AGL says the value of its Gloucester Gas Project has diminished more than $100 million in the past 12 months, due largely to proposed changes to State government legislation controlling coal seam gas extraction.
The company’s 2013 financial report released last week shows the company more than tripled its profit to the end of June but recorded a $343.7 million loss for its NSW gas assets.
Gloucester remains the company’s largest gas asset, but its book value fell from $454 million to $347.5 million.
The company’s gas assets in the Hunter were the worst hit, falling more than $200 million in value to $10 million.
“While the State Environment Protection Policy (SEPP) has not yet been finalised, State government policy uncertainty has driven a decision by the AGL board to make provisions for impairment on our Upstream Gas NSW assets,” a company spokeswoman said.
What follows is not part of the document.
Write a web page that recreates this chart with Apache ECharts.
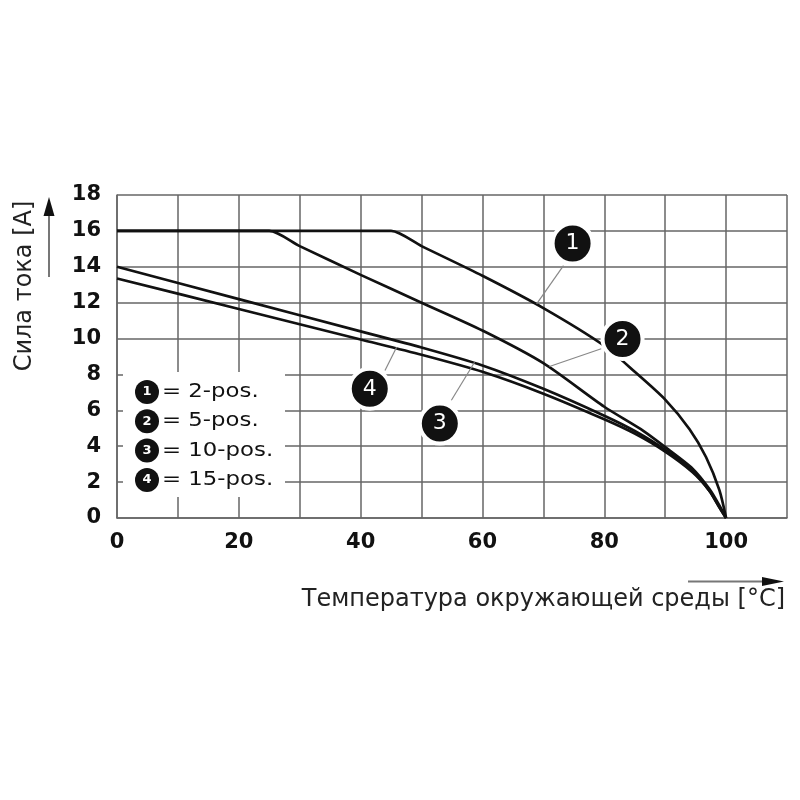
<!DOCTYPE html>
<html>
<head>
<meta charset="utf-8">
<script src="https://cdn.jsdelivr.net/npm/echarts@6/dist/echarts.min.js"></script>
<style>
  html, body { margin: 0; padding: 0; background: #fff; }
  #chart { width: 800px; height: 800px; }
</style>
</head>
<body>
<div id="chart"></div>
<script>
// derating curves: [temperature, current]
const curve1 = [[0, 16], [45, 16], [50, 15.15], [60, 13.5], [70, 11.7], [80, 9.6], [85, 8.15], [90, 6.6], [94, 4.95], [96.7, 3.4], [98.9, 1.55], [100, 0]];
const curve2 = [[0, 16], [25, 16], [30, 15.15], [40, 13.55], [50, 12.0], [60, 10.45], [70, 8.63], [80, 6.2], [86, 4.95], [90, 3.95], [94.5, 2.75], [97.3, 1.6], [98.9, 0.7], [100, 0]];
const curve3 = [[0, 14.0], [20, 12.2], [40, 10.4], [50, 9.5], [60, 8.5], [70, 7.2], [80, 5.7], [85, 4.85], [90, 3.8], [94.5, 2.6], [97.3, 1.5], [98.9, 0.6], [100, 0]];
const curve4 = [[0, 13.35], [20, 11.65], [40, 9.95], [50, 9.1], [60, 8.15], [70, 6.93], [80, 5.5], [85, 4.7], [90, 3.7], [94.5, 2.55], [97.3, 1.5], [98.9, 0.6], [100, 0]];

const xLabelValues = [0, 20, 40, 60, 80, 100];
const legendNames = ['2-pos.', '5-pos.', '10-pos.', '15-pos.'];

// numbered markers on the curves and their leader lines
const markerNames = ['1', '2', '3', '4'];
const markerPoints = [[74.8, 15.3], [83.0, 9.98], [53.0, 5.26], [41.5, 7.2]];
const leaderLines = [
  [[73.3, 14.06], [68.9, 11.93]],
  [[79.5, 9.43], [71.0, 8.44]],
  [[54.9, 6.56], [58.7, 8.68]],
  [[44.0, 8.22], [45.9, 9.52]]
];

const FONT = 'DejaVu Sans';
const chart = echarts.init(document.getElementById('chart'));

function curveSeries(data) {
  return {
    type: 'line',
    data: data,
    smooth: 0.25,
    showSymbol: false,
    z: 2,
    lineStyle: { color: '#111', width: 2.7 }
  };
}

const legendGraphics = [{
  type: 'rect', z: 100,
  shape: { x: 123, y: 372, width: 162, height: 125 },
  style: { fill: '#fff' }
}];
legendNames.forEach((name, i) => {
  const cy = 392 + i * 29.3;
  legendGraphics.push({
    type: 'circle', z: 101,
    shape: { cx: 147, cy: cy, r: 12 },
    style: { fill: '#111' }
  });
  legendGraphics.push({
    type: 'text', z: 102, x: 147, y: cy,
    style: { text: String(i + 1), fill: '#fff', fontSize: 13, fontWeight: 'bold', fontFamily: FONT,
             align: 'center', verticalAlign: 'middle', textAlign: 'center', textVerticalAlign: 'middle' }
  });
  legendGraphics.push({
    type: 'text', z: 102, x: 162, y: cy, scaleX: 1.2,
    style: { text: '= ' + name, fill: '#111', fontSize: 19, fontFamily: FONT,
             align: 'left', verticalAlign: 'middle', textAlign: 'left', textVerticalAlign: 'middle' }
  });
});

const option = {
  backgroundColor: '#fff',
  animation: false,
  grid: { left: 117, right: 13, top: 195, bottom: 282, containLabel: false },
  xAxis: {
    type: 'value', min: 0, max: 110, interval: 10,
    axisLine: { show: true, lineStyle: { color: '#666', width: 1.5 } },
    axisTick: { show: false },
    splitLine: { show: true, lineStyle: { color: '#666', width: 1.5 } },
    axisLabel: {
      margin: 14, color: '#111', fontSize: 21, fontWeight: 'bold', fontFamily: FONT,
      formatter: v => xLabelValues.includes(v) ? String(v) : ''
    }
  },
  yAxis: {
    type: 'value', min: 0, max: 18, interval: 2,
    axisLine: { show: true, lineStyle: { color: '#666', width: 1.5 } },
    axisTick: { show: false },
    splitLine: { show: true, lineStyle: { color: '#666', width: 1.5 } },
    axisLabel: { margin: 16, color: '#111', fontSize: 21, fontWeight: 'bold', fontFamily: FONT }
  },
  series: [
    curveSeries(curve1),
    curveSeries(curve2),
    curveSeries(curve3),
    curveSeries(curve4),
    {
      type: 'lines',
      coordinateSystem: 'cartesian2d',
      z: 3,
      lineStyle: { color: '#888', width: 1.2, opacity: 1 },
      data: leaderLines.map(c => ({ coords: c }))
    },
    {
      type: 'scatter',
      z: 4,
      symbol: 'circle',
      symbolSize: 40,
      itemStyle: { color: '#111', borderColor: '#fff', borderWidth: 4, opacity: 1 },
      label: {
        show: true, position: 'inside', formatter: p => p.name,
        color: '#fff', fontSize: 22, fontFamily: FONT
      },
      data: markerPoints.map((p, i) => ({ name: markerNames[i], value: p }))
    }
  ],
  graphic: [
    ...legendGraphics,
    {
      type: 'text', z: 100, x: 25, y: 286, rotation: Math.PI / 2,
      style: { text: 'Сила тока [A]', fill: '#222', fontSize: 24, fontFamily: FONT,
               align: 'center', verticalAlign: 'middle', textAlign: 'center', textVerticalAlign: 'middle' }
    },
    {
      type: 'line', z: 100,
      shape: { x1: 49, y1: 277, x2: 49, y2: 212 },
      style: { stroke: '#777', lineWidth: 2 }
    },
    {
      type: 'polygon', z: 100,
      shape: { points: [[49, 197], [43.5, 216], [54.5, 216]] },
      style: { fill: '#111' }
    },
    {
      type: 'text', z: 100, x: 785, y: 600,
      style: { text: 'Температура окружающей среды [°C]', fill: '#222', fontSize: 24, fontFamily: FONT,
               align: 'right', verticalAlign: 'middle', textAlign: 'right', textVerticalAlign: 'middle' }
    },
    {
      type: 'line', z: 100,
      shape: { x1: 688, y1: 581.5, x2: 764, y2: 581.5 },
      style: { stroke: '#777', lineWidth: 2 }
    },
    {
      type: 'polygon', z: 100,
      shape: { points: [[784, 581.5], [762, 577], [762, 586]] },
      style: { fill: '#111' }
    }
  ]
};

chart.setOption(option);
</script>
</body>
</html>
“The impairments reflect a prudent view that some projects may not happen based on the current regulatory environment and as such we’ve allowed for impairment of several projects including the majority of the Hunter region assets, the Camden Gas Project northern expansion and future stages of the Gloucester Gas Project.”
In its report, the company said future stages of the Gloucester Gas Project would “potentially” be affected by the proposed State government changes.
“Stage one of the Gloucester Gas Project has received federal and State approvals and remains on schedule to proceed,” the AGL spokeswoman said.
“AGL’s exploration program in the Hunter is also continuing.”